Шизоидное глубинное трансверсальное множество порывает с моделью книги, страницы, пляжа, то есть именно с той системой означающих, которая обеспечивает создание связного мифа и символизации. Трансверсальные линии ускользания создают связи, организованные в ризомы. Внешнее тут становится внутренним, имманентным, возможность однозначного нарратива исчезает. Взаимодействие частичных объектов в такой ризоме описывается Делёзом как разные модусы выражения одной и той же субстанции. Такого рода понимание взаимосвязей гетерогенного, различимого как разные степени интенсивности непосредственно восходит к Спинозе, одному из любимых Делёзом философов. Жан-Кристоф Годдар высказал предположение, что моделью коммуникации частичных предметов можно считать письмо Спинозы Баллингу[512]
. Спиноза в этом письме размышляет над сообщением своего корреспондента о том, что, когда его сын был еще жив, ему «прислышались его стоны — такие же, какие он издавал во время своей болезни, и тогда, когда он умирал…»[513]. Эти стоны ретроспективно в глазах отца выступали как предзнаменование грядущей смерти ребенка.Спиноза объясняет случившееся тем, что отец и сын в силу их близости и связывающей их любви как бы участвуют в одной сущности:
…отец настолько любит своего сына, что как бы составляет со своим возлюбленным детищем одно целое. Так как (согласно тому, что я доказал по другому поводу) в мышлении необходимо должна существовать идея тех состояний, в каких находится сущность сына, а также и идея того, что проистекает из этих состояний, и так как отец в силу того единства, которое он образует со своим сыном, является как бы частью упомянутого сына, то и душа отца необходимо должна участвовать в идеальной сущности (essentia idealis) сына и в состояниях, переживаемых этою сущностью, а также и во всем том, что из них проистекает…[514]
Это участие в сущности, объединяющей вещи, различающиеся только модусами и интенсивностями, участие в сущности как особый и высший тип познания Спиноза называл «третьим родом познания», а Делёз посвятил ему целый раздел в исследовании философии Спинозы:
Единственный объект первого рода познания — встречи между частями [тел] согласно их внешним детерминациям. Второй род восходит вплоть до композиции характерных связностей. Но только лишь третий род касается вечных сущностей…[515]
Первый род — это область частичных объектов, второй касается ризомы, связывающей их, а третий позволяет за спецификой вещей прозреть некое почти оккультное единство. Именно в этом третьем роде познания у Спинозы и в шизоанализе достигается окончательное снятие оппозиции субъекта и объекта, человека и другого, человека и мира:
…каждая сущность согласуется со всеми другими. Ибо все сущности вовлекаются в производство каждой [сущности]. Речь уже идет не о более или менее общем относительном соответствии между существующими модусами, но об, одновременно, выделенном [singulière] и абсолютном соответствии каждой сущности всем другим[516]

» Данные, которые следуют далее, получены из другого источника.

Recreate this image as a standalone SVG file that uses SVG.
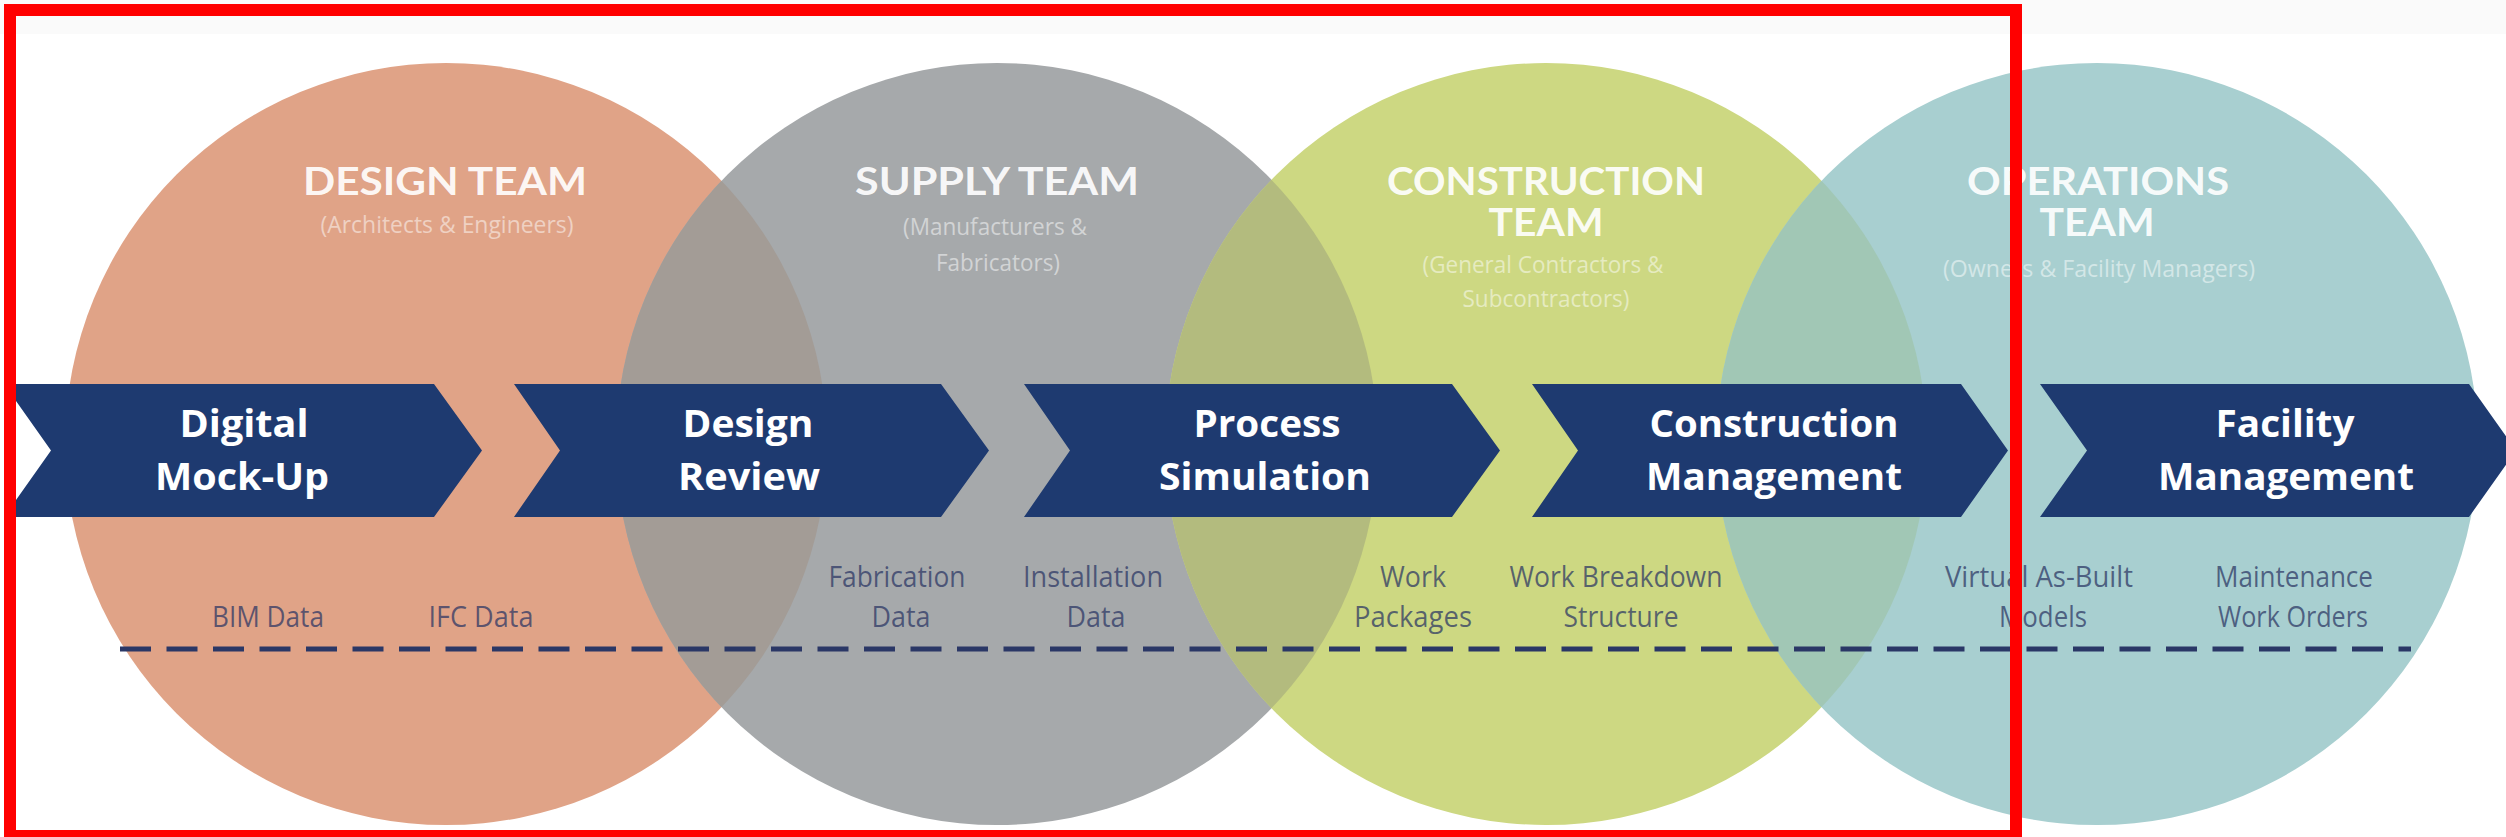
<svg xmlns="http://www.w3.org/2000/svg" width="2506" height="837" viewBox="0 0 2506 837">
  <style>
    .title { font-family: Lato, "Open Sans", sans-serif; font-weight: 700; font-size: 38px; fill: #ffffff; fill-opacity: 0.93; text-anchor: middle; }
    .sub { font-family: "Open Sans", "Liberation Sans", sans-serif; font-weight: 400; font-size: 24px; fill: #ffffff; fill-opacity: 0.5; text-anchor: middle; }
    .chev { fill: #1e3a70; }
    .cl { font-family: "Open Sans", Lato, sans-serif; font-weight: 700; font-size: 37px; fill: #ffffff; text-anchor: middle; }
    .dl { font-family: "Open Sans", "Liberation Sans", sans-serif; font-weight: 400; font-size: 30px; fill: #2a3563; fill-opacity: 0.72; text-anchor: middle; }
  </style>
  <defs>
    <clipPath id="clipOrange"><circle cx="446" cy="444" r="381"/></clipPath>
    <clipPath id="clipGray"><circle cx="997" cy="444" r="381"/></clipPath>
    <clipPath id="clipGreen"><circle cx="1546" cy="444" r="381"/></clipPath>
  </defs>

  <rect x="0" y="0" width="2506" height="837" fill="#ffffff"/>
  <rect x="0" y="0" width="2506" height="34" fill="#fafafa"/>

  <g id="team-design">
    <circle cx="446" cy="444" r="381" fill="#e0a387"/>
    <text class="title" x="445" y="195" textLength="284" lengthAdjust="spacingAndGlyphs">DESIGN TEAM</text>
    <text class="sub" x="447" y="233" textLength="253" lengthAdjust="spacingAndGlyphs">(Architects &amp; Engineers)</text>
  </g>

  <g id="team-supply">
    <circle cx="997" cy="444" r="381" fill="#a6a9ab"/>
    <circle cx="997" cy="444" r="381" fill="#a39c96" clip-path="url(#clipOrange)"/>
    <text class="title" x="997" y="195" textLength="284" lengthAdjust="spacingAndGlyphs">SUPPLY TEAM</text>
    <text class="sub"><tspan x="995" y="235" textLength="184" lengthAdjust="spacingAndGlyphs">(Manufacturers &amp;</tspan><tspan x="998" y="271" textLength="124" lengthAdjust="spacingAndGlyphs">Fabricators)</tspan></text>
  </g>

  <g id="team-construction">
    <circle cx="1546" cy="444" r="381" fill="#cdd882"/>
    <circle cx="1546" cy="444" r="381" fill="#b3bb7e" clip-path="url(#clipGray)"/>
    <text class="title"><tspan x="1546" y="195" textLength="318" lengthAdjust="spacingAndGlyphs">CONSTRUCTION</tspan><tspan x="1546" y="236" textLength="115" lengthAdjust="spacingAndGlyphs">TEAM</tspan></text>
    <text class="sub"><tspan x="1543" y="273" textLength="241" lengthAdjust="spacingAndGlyphs">(General Contractors &amp;</tspan><tspan x="1546" y="307" textLength="167" lengthAdjust="spacingAndGlyphs">Subcontractors)</tspan></text>
  </g>

  <g id="team-operations">
    <circle cx="2097" cy="444" r="381" fill="#a8cfd0"/>
    <circle cx="2097" cy="444" r="381" fill="#a1c7b5" clip-path="url(#clipGreen)"/>
    <text class="title"><tspan x="2098" y="195" textLength="262" lengthAdjust="spacingAndGlyphs">OPERATIONS</tspan><tspan x="2097" y="236" textLength="115" lengthAdjust="spacingAndGlyphs">TEAM</tspan></text>
    <text class="sub" x="2099" y="277" textLength="312" lengthAdjust="spacingAndGlyphs">(Owners &amp; Facility Managers)</text>
  </g>

  <g id="step-digital-mockup">
    <path class="chev" d="M4,384 H434 L482,450.5 L434,517 H4 L51,450.5 Z"/>
    <text class="cl"><tspan x="244" y="437" textLength="129" lengthAdjust="spacingAndGlyphs">Digital</tspan><tspan x="242" y="490" textLength="174" lengthAdjust="spacingAndGlyphs">Mock-Up</tspan></text>
  </g>

  <g id="step-design-review">
    <path class="chev" d="M514,384 H941 L989,450.5 L941,517 H514 L560,450.5 Z"/>
    <text class="cl"><tspan x="748" y="437" textLength="131" lengthAdjust="spacingAndGlyphs">Design</tspan><tspan x="749" y="490" textLength="142" lengthAdjust="spacingAndGlyphs">Review</tspan></text>
  </g>

  <g id="step-process-simulation">
    <path class="chev" d="M1024,384 H1452 L1500,450.5 L1452,517 H1024 L1070,450.5 Z"/>
    <text class="cl"><tspan x="1267" y="437" textLength="147" lengthAdjust="spacingAndGlyphs">Process</tspan><tspan x="1265" y="490" textLength="212" lengthAdjust="spacingAndGlyphs">Simulation</tspan></text>
  </g>

  <g id="step-construction-management">
    <path class="chev" d="M1532,384 H1961 L2008,450.5 L1961,517 H1532 L1578,450.5 Z"/>
    <text class="cl"><tspan x="1774" y="437" textLength="249" lengthAdjust="spacingAndGlyphs">Construction</tspan><tspan x="1774" y="490" textLength="256" lengthAdjust="spacingAndGlyphs">Management</tspan></text>
  </g>

  <g id="step-facility-management">
    <path class="chev" d="M2040,384 H2469 L2516,450.5 L2469,517 H2040 L2087,450.5 Z"/>
    <text class="cl"><tspan x="2285" y="437" textLength="139" lengthAdjust="spacingAndGlyphs">Facility</tspan><tspan x="2286" y="490" textLength="256" lengthAdjust="spacingAndGlyphs">Management</tspan></text>
  </g>

  <g id="data-labels">
    <text class="dl" x="268" y="627" textLength="112" lengthAdjust="spacingAndGlyphs">BIM Data</text>
    <text class="dl" x="481" y="627" textLength="105" lengthAdjust="spacingAndGlyphs">IFC Data</text>
    <text class="dl"><tspan x="897" y="587" textLength="137" lengthAdjust="spacingAndGlyphs">Fabrication</tspan><tspan x="901" y="627" textLength="59" lengthAdjust="spacingAndGlyphs">Data</tspan></text>
    <text class="dl"><tspan x="1093" y="587" textLength="140" lengthAdjust="spacingAndGlyphs">Installation</tspan><tspan x="1096" y="627" textLength="59" lengthAdjust="spacingAndGlyphs">Data</tspan></text>
    <text class="dl"><tspan x="1413" y="587" textLength="66" lengthAdjust="spacingAndGlyphs">Work</tspan><tspan x="1413" y="627" textLength="118" lengthAdjust="spacingAndGlyphs">Packages</tspan></text>
    <text class="dl"><tspan x="1616" y="587" textLength="213" lengthAdjust="spacingAndGlyphs">Work Breakdown</tspan><tspan x="1621" y="627" textLength="115" lengthAdjust="spacingAndGlyphs">Structure</tspan></text>
    <text class="dl"><tspan x="2039" y="587" textLength="188" lengthAdjust="spacingAndGlyphs">Virtual As-Built</tspan><tspan x="2043" y="627" textLength="88" lengthAdjust="spacingAndGlyphs">Models</tspan></text>
    <text class="dl"><tspan x="2294" y="587" textLength="158" lengthAdjust="spacingAndGlyphs">Maintenance</tspan><tspan x="2293" y="627" textLength="150" lengthAdjust="spacingAndGlyphs">Work Orders</tspan></text>
  </g>

  <g id="connectors">
    <line x1="120" y1="649" x2="2411" y2="649" stroke="#2a3766" stroke-width="5" stroke-dasharray="31 15.5"/>
  </g>

  <rect id="frame" x="10" y="10" width="2006" height="826" fill="none" stroke="#ff0000" stroke-width="12"/>
</svg>
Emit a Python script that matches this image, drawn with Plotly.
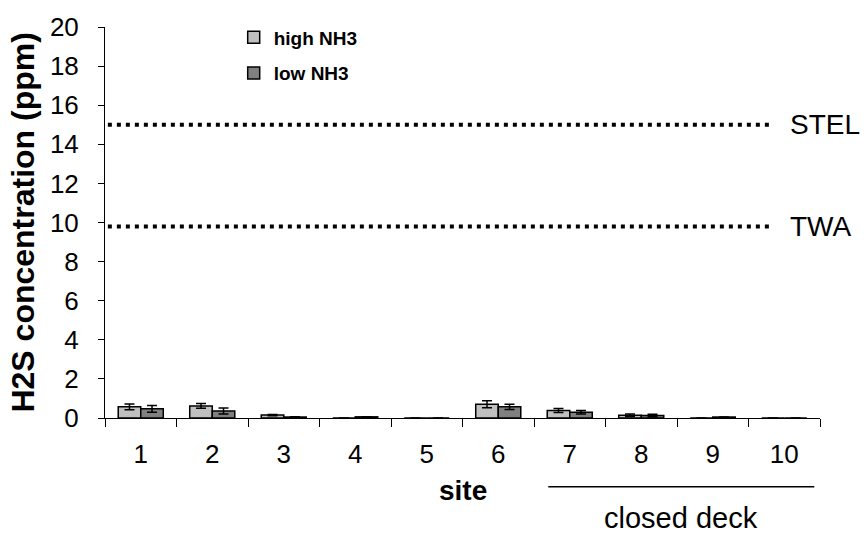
import plotly.graph_objects as go

sites = ["1", "2", "3", "4", "5", "6", "7", "8", "9", "10"]
high_nh3 = [0.57, 0.62, 0.15, 0.0, 0.0, 0.70, 0.38, 0.14, 0.0, 0.0]
high_err = [0.15, 0.12, 0.03, 0.0, 0.0, 0.18, 0.10, 0.06, 0.0, 0.0]
low_nh3 = [0.47, 0.36, 0.05, 0.06, 0.0, 0.57, 0.30, 0.13, 0.05, 0.0]
low_err = [0.17, 0.15, 0.02, 0.0, 0.0, 0.13, 0.09, 0.06, 0.0, 0.0]
limit_names = ["STEL", "TWA"]
limit_values = [15.0, 9.8]

FONT = "Liberation Sans, Arial, sans-serif"

fig = go.Figure()
fig.add_trace(go.Bar(
    x=sites, y=high_nh3, name="high NH3",
    marker=dict(color="#C0C0C0", line=dict(color="black", width=1.5)),
    error_y=dict(type="data", array=high_err, visible=True, color="black", thickness=1.5, width=5),
    legendgroup="a",
))
fig.add_trace(go.Bar(
    x=sites, y=low_nh3, name="low NH3",
    marker=dict(color="#808080", line=dict(color="black", width=1.5)),
    error_y=dict(type="data", array=low_err, visible=True, color="black", thickness=1.5, width=5),
    legendgroup="b",
))

for name, val in zip(limit_names, limit_values):
    fig.add_shape(type="line", xref="paper", yref="y", x0=0.004, x1=0.935, y0=val, y1=val,
                  line=dict(color="black", width=4, dash="4px,5px"))
    fig.add_annotation(text=name, xref="paper", yref="y", x=0.955, y=val, xanchor="left",
                       yanchor="middle", showarrow=False, font=dict(family=FONT, size=28, color="black"))

fig.add_annotation(text="<b>site</b>", xref="paper", yref="paper", x=0.5, y=-0.185,
                   xanchor="center", yanchor="middle", showarrow=False,
                   font=dict(family=FONT, size=28, color="black"))
fig.add_annotation(text="closed deck", xref="paper", yref="paper", x=0.806, y=-0.255,
                   xanchor="center", yanchor="middle", showarrow=False,
                   font=dict(family=FONT, size=29, color="black"))
fig.add_shape(type="line", xref="paper", yref="paper", x0=0.62, x1=0.992, y0=-0.176, y1=-0.176,
              line=dict(color="black", width=1.5))
fig.add_annotation(text="<b>H2S concentration (ppm)</b>", xref="paper", yref="paper",
                   x=-0.116, y=0.5, xanchor="center", yanchor="middle", textangle=-90,
                   showarrow=False, font=dict(family=FONT, size=32, color="black"))

fig.update_layout(
    width=868, height=533,
    margin=dict(l=105, r=48, t=20, b=115),
    paper_bgcolor="white", plot_bgcolor="white",
    barmode="group", bargap=0.37, bargroupgap=0,
    font=dict(family=FONT, color="black"),
    showlegend=True,
    legend=dict(x=0.18, y=1.022, xanchor="left", yanchor="top", bgcolor="rgba(0,0,0,0)",
                font=dict(family=FONT, size=19, color="black", weight="bold"),
                traceorder="grouped", tracegroupgap=8),
    xaxis=dict(type="category", tickson="boundaries", ticks="outside", ticklen=8, tickcolor="black",
               showline=True, linecolor="black", linewidth=1, showgrid=False,
               ticklabelstandoff=13,
               tickfont=dict(family=FONT, size=26, color="black")),
    yaxis=dict(range=[0, 20], dtick=2, ticks="outside", ticklen=6, tickcolor="black",
               showline=True, linecolor="black", linewidth=1, showgrid=False, zeroline=False,
               ticklabelstandoff=14,
               tickfont=dict(family=FONT, size=26, color="black")),
)

fig.write_html("out.html")
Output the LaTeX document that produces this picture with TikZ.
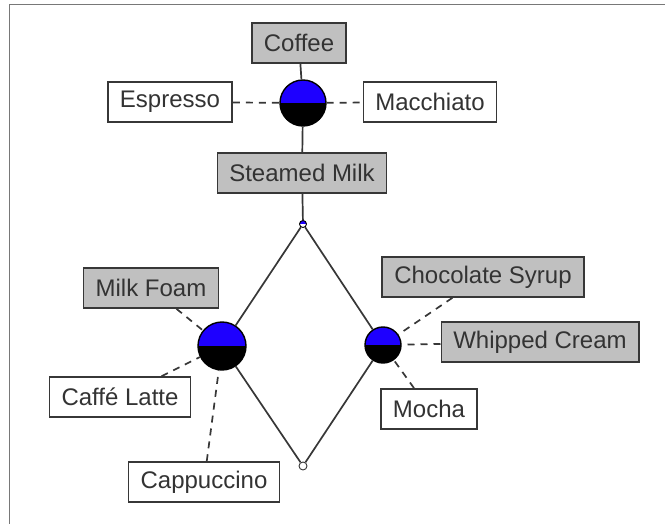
\documentclass[tikz,border=0pt]{standalone}
\usepackage{fontspec}
\setmainfont{Liberation Sans}
\definecolor{JoinBlue}{RGB}{30, 0, 255}
\definecolor{BoxGray}{RGB}{192, 192, 192}
\definecolor{EdgeGray}{RGB}{55, 55, 55}
\definecolor{FrameGray}{RGB}{120, 120, 120}
\usetikzlibrary{positioning}

\begin{document}
\begin{tikzpicture}[
        x=1pt, y=-1pt,
        item/.style={draw=EdgeGray, fill=white, rectangle, line width=1.6pt, inner xsep=12pt, minimum height=40pt, font=\fontsize{24}{27}\selectfont, text=black!80},
        part/.style={item, fill=BoxGray},
        joint/.style={circle, draw=black, line width=1.4pt, fill=black, inner sep=0pt, path picture={\fill[JoinBlue] (path picture bounding box.west) rectangle (path picture bounding box.north east);}},
        link/.style={line width=1.7pt, color=EdgeGray},
        hint/.style={link, dash pattern=on 7pt off 6pt}
      ]
        \useasboundingbox (0,0) rectangle (665,524);
        \draw [FrameGray, line width=1pt] (9,524) -- (9,5) -- (665,5);

        % top junction
        \node (coffee) [part] at (299,43) {Coffee};
        \node (espresso) [item] at (170,102) {Espresso};
        \node (macchiato) [item] at (430,102) {Macchiato};
        \node (j1) [joint, minimum size=46pt] at (303,103) {};
        \node (steamed) [part] at (302,173) {Steamed Milk};
        \node (split) [joint, fill=white, line width=0.9pt, minimum size=7pt] at (303,224) {};
        \node (merge) [circle, draw=EdgeGray, fill=white, line width=0.9pt, inner sep=0pt, minimum size=8pt] at (303,466) {};

        % left junction
        \node (j2) [joint, minimum size=48pt] at (222,346) {};
        \node (foam) [part] at (151,288) {Milk Foam};
        \node (latte) [item] at (120,397) {Caffé Latte};
        \node (cappuccino) [item] at (204,482) {Cappuccino};

        % right junction
        \node (j3) [joint, minimum size=36pt] at (383,345) {};
        \node (syrup) [part] at (483,277) {Chocolate Syrup};
        \node (cream) [part] at (540,342) {Whipped Cream};
        \node (mocha) [item] at (429,409) {Mocha};

        \draw [link] (coffee) -- (j1);
        \draw [link] (j1) -- (steamed);
        \draw [link] (steamed) -- (split);
        \draw [link] (split) -- (j2);
        \draw [link] (split) -- (j3);
        \draw [link] (j2) -- (merge);
        \draw [link] (j3) -- (merge);

        \draw [hint] (espresso) -- (j1);
        \draw [hint] (j1) -- (macchiato);
        \draw [hint] (foam) -- (j2);
        \draw [hint] (latte) -- (j2);
        \draw [hint] (cappuccino) -- (j2);
        \draw [hint] (syrup) -- (j3);
        \draw [hint] (cream) -- (j3);
        \draw [hint] (mocha) -- (j3);
      \end{tikzpicture}
\end{document}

.В этом утопическом проекте познания исчезает язык и система означающих. Означиваниие и символизация, основывавшиеся на различиях и зияниях, замещаются тотальной позитивностью производства модусов и интенсивностей. Познание тут совпадает с самим процессом жизни и приобретает всецело имманентный характер. Годдар замечает, что такой «порядок» — это «порядок производства, в котором производитель и продукт, продукт и процесс производства составляют одну и ту же реальность. Основной характеристикой такого порядка является то, что он совершенно не знает нехватки (manque) и незнаком «с отвратительным страхом недостачи». Единственная нехватка этого порядка — это отсутствие субъекта»[517]
. Исчезновение субъекта позволяет значить без провалов, то есть так, как значит сама жизнь.Революционная утопия Делёза и Гваттари пытается преодолеть все те тупики, с которыми сталкивались многочисленные попытки осмыслить место человека в мире и социуме. В каком-то смысле им удается преодолеть разрыв между внутренним, индивидуальным и социальным. Так психозы становятся формой разворачивания знаков, то есть своего рода формой письма, которое проецируется на социум и производит социальные порядки. В предложенной модели схвачены основные болевые точки современной антропологии культуры, но рецепт, который в ней предлагается, при всей его блистательной радикальности оставляет человека наедине с собственным существованием, из которого изъяты дистанция, позволявшая мыслить мир, Другой и поверхность, без которой невозможны символизация, приобретение знаний и их распространение. Нам предлагается пережить смысл, не отчуждая его в текст. Новый антропологический проект тут подступает к самой границе человеческого и вместе с тем устанавливает связь с той первичной слитностью, когда человек еще не был выделен из мира.